With the rubber dome providing the majority of the force before actuation, that would allow a shorter spring that is not under (much) tension before the key is pressed. Maybe that could also provide high tactility and low force after actuation.

3: I found this force graph of the Selectric on my harddrive. Not sure what it comes from, but it does not look very smooth.

1. Friction between moving parts and non-moving parts. Can be lowered by lube and smoother contact surfaces.

2. Low amouts of wiggle room. No clue about smoothness of honeywell switches.

4. Could be nice, but should probably add as little additional height as possible.
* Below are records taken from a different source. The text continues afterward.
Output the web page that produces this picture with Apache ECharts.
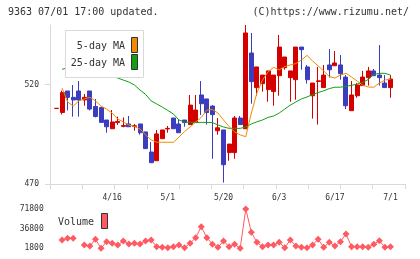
<!DOCTYPE html>
<html>
<head>
<meta charset="utf-8">
<script src="https://cdn.jsdelivr.net/npm/echarts@6/dist/echarts.min.js"></script>
<style>
  html, body { margin: 0; padding: 0; background: #fff; }
  #chart { width: 420px; height: 259px; }
</style>
</head>
<body>
<div id="chart"></div>
<script>
// trading days, 4/2 .. 7/1
var dates = ['4/2','4/3','4/6','4/7','4/8','4/9','4/10','4/13','4/14','4/15',
  '4/16','4/17','4/20','4/21','4/22','4/23','4/24','4/27','4/28','4/30',
  '5/1','5/7','5/8','5/11','5/12','5/13','5/14','5/15','5/18','5/19',
  '5/20','5/21','5/22','5/25','5/26','5/27','5/28','5/29','6/1','6/2',
  '6/3','6/4','6/5','6/8','6/9','6/10','6/11','6/12','6/15','6/16',
  '6/17','6/18','6/19','6/22','6/23','6/24','6/25','6/26','6/29','6/30','7/1'];
var dateLabels = ['4/16','5/1','5/20','6/3','6/17','7/1'];
var priceTicks = [470, 520];
var volumeTicks = [1800, 36800, 71800];

var open = [508, 506, 516.8, 513.6, 516.8, 512.3, 516.8, 509, 508.5, 502.2,
  497.8, 500.9, 499, 500.2, 499, 500.2, 496.2, 486.1, 481.7, 492.8,
  497.7, 503.2, 500.2, 502.2, 499.9, 500.9, 514.8, 512.8, 509.2, 496.8,
  497.2, 485.8, 485.8, 503.2, 497.8, 535.9, 518.5, 520.5, 517.5, 516.5,
  524.5, 528.5, 523.5, 522.5, 538.9, 528.9, 514.4, 521.6, 518.5, 529.9,
  529.5, 529.9, 523.8, 506.9, 514.4, 519.5, 523.5, 526.9, 524.8, 520.8, 518.5];
var close = [508.1, 516, 513.6, 512.3, 512.3, 513.6, 507.7, 504, 501, 498.8,
  501.2, 501.5, 499.4, 498.8, 499.3, 495.8, 487.8, 480.7, 495.2, 497.2,
  498, 497.8, 495.8, 500.9, 509.7, 507.2, 510.4, 505.9, 504.9, 498.3,
  479.7, 490.1, 503.2, 499.9, 546, 521.5, 528.9, 524.8, 526.9, 524.8,
  538.9, 533.9, 526.9, 538.9, 537.6, 522.5, 520.8, 521.9, 524.8, 527.5,
  530.9, 525.5, 509.4, 514.8, 519.8, 523.8, 526.9, 524.5, 523.5, 518.5, 522.8];
var low = [508, 505, 507, 503.9, 503.9, 509.4, 507, 503.5, 501, 495.8,
  497.8, 499.7, 498.5, 498.8, 496.8, 494.8, 487.8, 480.7, 481.7, 492.8,
  495.8, 497.8, 495.8, 498.8, 499.9, 500.9, 504.7, 499.9, 482.7, 494.8,
  470.7, 481.7, 482.7, 499.9, 497.8, 510.4, 514.4, 516.5, 511.4, 509.4,
  514.4, 527.5, 511.4, 512.4, 527.5, 520.5, 502.9, 499.9, 518.5, 523.5,
  529.5, 522.5, 507.7, 506.9, 513.4, 519.5, 519.5, 524.5, 519.5, 518.5, 513.4];
var high = [508.1, 517, 516.8, 519.8, 521.8, 515.3, 516.8, 512.8, 508.5, 502.2,
  507.2, 503.9, 503.5, 504.2, 500.2, 500.2, 496.2, 491.1, 497.2, 497.2,
  499.2, 503.2, 502.2, 502.2, 514.8, 514.8, 521.8, 512.8, 509.7, 503.2,
  497.2, 490.1, 504.2, 504.2, 550, 546, 528.9, 524.8, 526.9, 524.8,
  545, 533.9, 526.9, 538.9, 538.9, 529.9, 520.8, 528.9, 529.9, 537.9,
  536.9, 534.9, 524.8, 521.8, 520.8, 526.9, 528.9, 527.9, 539.9, 524.8, 524.8];
var ma5 = [null, 518.3, 511.3, 509.2, 511.8, 512.8, 513.6, 511.8, 509.2, 507.7,
  505.7, 502.7, 501.2, 499.7, 498.9, 497.7, 494.7, 492.2, 491, 491,
  491, 491, 493.6, 496.4, 498.7, 501.2, 503.5, 507.2, 507.5, 505.7,
  502.2, 498.9, 496.2, 494.7, 493.8, 505.7, 515.8, 522.3, 526.4, 528.7,
  527.4, 529.1, 529.9, 530.6, 532.4, 534.7, 531.9, 529.4, 526.9, 524.1,
  523.3, 524.8, 525.7, 523.8, 521.8, 519.8, 518.8, 518.7, 520.8, 522.3, 522.7];
var ma25 = [null, 527.7, 528.5, 529, 529.5, 529.5, 529, 528.5, 527.5, 526.5,
  525, 523.3, 522.3, 521.3, 519.8, 517.3, 515.1, 511.8, 510.3, 508.7,
  507, 505.2, 502.2, 501.2, 501, 501, 501, 501, 500.9, 499.7,
  498.7, 498, 498, 498, 498.7, 500.2, 501.3, 502.2, 503.5, 504.2,
  505.7, 507.7, 509.7, 511.3, 512.8, 513.8, 515, 516, 516.9, 518,
  518.7, 518.7, 519.2, 519.6, 520.3, 521.1, 522.6, 525.1, 525.7, 525.7, 524.8];
var volume = [null, 16600, 19600, 19600, null, 7700, 5900, 17800, 1800, 13600,
  10700, 7700, 14800, 9500, 10700, 9500, 14800, 16600, 4600, 3600,
  3000, 4600, 7700, 3000, 10700, 20700, 40300, 20700, 8900, 3600,
  14800, 4600, 8900, 1900, 71800, 30300, 12500, 4600, 7700, 7700,
  12500, 3000, 16600, 5900, 3600, 3000, 7700, 17800, 3600, 12500,
  5900, 13600, 27300, 4600, 4600, 4600, 3600, 8900, 15400, 3600, 4600];

var candles = dates.map(function (d, i) {
  return [open[i], close[i], low[i], high[i]];
});

var mono = 'DejaVu Sans Mono';
var axisGrey = '#d9d9d9';
var textColor = '#333';
var upColor = '#d40000';
var downColor = '#3c3cbe';
var ma5Color = '#f08a00';
var ma25Color = '#12a012';
var volColor = '#ff5a62';

// candle slot width, data grid placed so that slots line up with the frame
var slot = 5.567;
var dataLeft = 56.5 - slot / 2;
var dataWidth = slot * dates.length;

var chart = echarts.init(document.getElementById('chart'));
chart.setOption({
  animation: false,
  grid: [
    // frame of price chart (axis lines and ticks)
    { left: 50, top: 25, width: 355, height: 159 },
    // price data
    { left: dataLeft, top: 25, width: dataWidth, height: 159 },
    // volume data
    { left: dataLeft, top: 209, width: dataWidth, height: 39.3 }
  ],
  xAxis: [
    {
      gridIndex: 0, type: 'value', min: 0, max: 11, interval: 1,
      axisLine: { show: true, lineStyle: { color: axisGrey } },
      axisTick: { show: true, length: 5, lineStyle: { color: axisGrey } },
      axisLabel: { show: false },
      splitLine: { show: false }
    },
    {
      gridIndex: 1, type: 'category', data: dates, boundaryGap: true,
      axisLine: { show: false },
      axisTick: { show: false },
      axisLabel: {
        margin: 10,
        fontFamily: mono, fontSize: 8, color: textColor,
        interval: function (index, value) { return dateLabels.indexOf(value) >= 0; }
      }
    },
    {
      gridIndex: 2, type: 'category', data: dates, boundaryGap: true,
      show: false
    }
  ],
  yAxis: [
    {
      gridIndex: 0, type: 'value', min: 470, max: 550,
      axisLine: { show: true, lineStyle: { color: axisGrey } },
      axisTick: { show: true, length: 5, customValues: priceTicks, lineStyle: { color: axisGrey } },
      axisLabel: { customValues: priceTicks, margin: 11, fontFamily: mono, fontSize: 8, color: textColor },
      splitLine: { show: false }
    },
    {
      gridIndex: 1, type: 'value', min: 470, max: 550, show: false
    },
    {
      gridIndex: 2, type: 'value', min: 1800, max: 71800,
      axisLine: { show: false },
      axisTick: { show: false },
      axisLabel: {
        customValues: volumeTicks, margin: 10,
        fontFamily: mono, fontSize: 8, color: textColor,
        formatter: function (v) { return String(v); }
      },
      splitLine: { show: false }
    }
  ],
  series: [
    {
      name: 'price', type: 'candlestick',
      xAxisIndex: 1, yAxisIndex: 1,
      barWidth: 4.5,
      data: candles,
      itemStyle: {
        color: upColor, color0: downColor,
        borderColor: upColor, borderColor0: downColor,
        borderWidth: 1
      }
    },
    {
      name: '25-day MA', type: 'line', xAxisIndex: 1, yAxisIndex: 1,
      data: ma25, symbol: 'none',
      lineStyle: { color: ma25Color, width: 1 }
    },
    {
      name: '5-day MA', type: 'line', xAxisIndex: 1, yAxisIndex: 1,
      data: ma5, symbol: 'none',
      lineStyle: { color: ma5Color, width: 1 }
    },
    {
      name: 'Volume', type: 'line', xAxisIndex: 2, yAxisIndex: 2,
      data: volume, symbol: 'diamond', symbolSize: 7,
      showAllSymbol: true,
      clip: false,
      itemStyle: { color: volColor },
      lineStyle: { color: volColor, width: 1 }
    }
  ],
  graphic: [
    { type: 'text', left: 8, top: 7, z: 100,
      style: { text: '9363 07/01 17:00 updated.', font: '10px ' + mono, fill: textColor } },
    { type: 'text', right: 11, top: 7, z: 100,
      style: { text: '(C)https://www.rizumu.net/', font: '10px ' + mono, fill: textColor } },
    // MA legend box
    { type: 'rect', z: 100, shape: { x: 65.5, y: 30.5, width: 78, height: 47 },
      style: { fill: '#fff', stroke: '#d9d9d9', lineWidth: 1 } },
    { type: 'text', z: 101, x: 125, y: 46,
      style: { text: '5-day MA', font: '10px ' + mono, fill: textColor, align: 'right', verticalAlign: 'middle' } },
    { type: 'text', z: 101, x: 125, y: 63,
      style: { text: '25-day MA', font: '10px ' + mono, fill: textColor, align: 'right', verticalAlign: 'middle' } },
    { type: 'rect', z: 101, shape: { x: 131.5, y: 37.5, width: 6, height: 15 },
      style: { fill: ma5Color, stroke: '#333', lineWidth: 1 } },
    { type: 'rect', z: 101, shape: { x: 131.5, y: 54.5, width: 6, height: 15 },
      style: { fill: ma25Color, stroke: '#333', lineWidth: 1 } },
    // volume legend
    { type: 'text', z: 101, x: 58, y: 222,
      style: { text: 'Volume', font: '10px ' + mono, fill: textColor, verticalAlign: 'middle' } },
    { type: 'rect', z: 101, shape: { x: 101.5, y: 213.5, width: 6, height: 15 },
      style: { fill: volColor, stroke: '#333', lineWidth: 1 } }
  ]
});
</script>
</body>
</html>
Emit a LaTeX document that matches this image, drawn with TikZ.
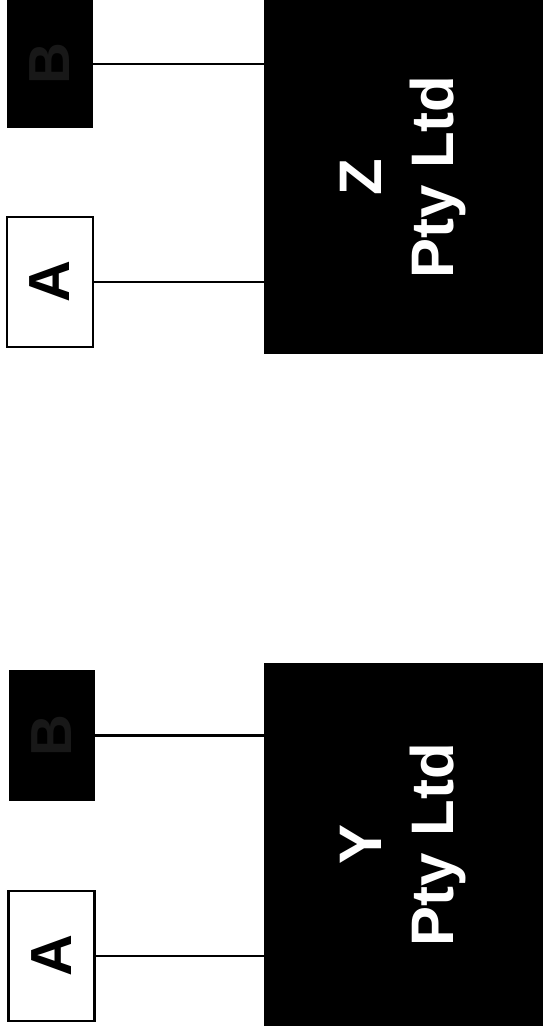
\documentclass[tikz,border=0pt]{standalone}
\usepackage{fontspec}
\setmainfont{Liberation Sans}
\usepackage{graphicx}
\definecolor{faintB}{RGB}{24,24,24}
\tikzset{
  smallbox/.style={rectangle, inner sep=0pt, minimum width=86pt, minimum height=130pt,
    font=\fontsize{58}{70}\selectfont\bfseries},
  whitebox/.style={smallbox, draw=black, line width=2.5pt, fill=white, text=black},
  blackbox/.style={smallbox, fill=black, text=faintB},
  company/.style={rectangle, inner sep=0pt, fill=black, text=white, minimum width=279pt,
    font=\fontsize{60}{72}\selectfont\bfseries},
  link/.style={draw=black, line width=2.5pt}
}
\begin{document}
\begin{tikzpicture}[x=1pt,y=-1pt]
\useasboundingbox (0,0) rectangle (543,1035);
\fill[white] (0,0) rectangle (543,1035);
% top group
\node[company, minimum height=354pt] (z) at (403.5,177) {\rotatebox{90}{\begin{tabular}{@{}c@{}}Z\\Pty Ltd\end{tabular}}};
\node[blackbox, minimum height=128pt] (b1) at (50,64) {\rotatebox{90}{B}};
\node[whitebox] (a1) at (50,282) {\rotatebox{90}{A}};
\draw[link] (b1.east) -- (z.west |- b1.east);
\draw[link] (a1.east) -- (z.west |- a1.east);
% bottom group
\node[company, minimum height=363pt] (y) at (403.5,844.5) {\rotatebox{90}{\begin{tabular}{@{}c@{}}Y\\Pty Ltd\end{tabular}}};
\node[blackbox, minimum height=131pt] (b2) at (52,735.5) {\rotatebox{90}{B}};
\node[whitebox] (a2) at (51.5,956) {\rotatebox{90}{A}};
\draw[link] (b2.east) -- (y.west |- b2.east);
\draw[link] (a2.east) -- (y.west |- a2.east);
\end{tikzpicture}
\end{document}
5. Could get stuck below the tactile peak. I'm a fan of heavy switches, so that's rarely a problem for me. Findecanor's diagramms remind me of those ballpoint pens where a little pin glides down a tactile shape on the way down when you press the button, locks in place and takes a linear path back up. That mechanic without the locking could eliminate this problem, but probably isn't applicable to keyswitches.

1. Friction, key switch parts in contact with each other in movement. Fewer parts in contact will result in less fritction and hence less "scratchiness". Honeywell Hall Effect is a good example, by design that switch has no parts in friction since the contact is made by the magnet resulting quite smooth in feel. There are other examples like Fujitsu Leaf Spring that achieve this by design.

wiki/Honeywell_Hall_Effect

2. General switch design and percision in build quality. Keycap mount and general stability within the switch itself in relation to the design. How much movement does the stem allow when the keycap and how much "play" does the slider mechanism have in general? All this is of course dependent on percision and the build quiality and wear and the overall keyswitch design itself. Many keyswitch designs are supposed to have some "wobble" on the cap.

3. https://www.google.de/#q=ibm+selectric+specifications

4. I'd have to try it to tell you. And the 6mm tavel alone won't make for a good keyswitch.

5. None. Some people may like / need some tactile feedback, others may not. I own switches like that, you either like the feel or not.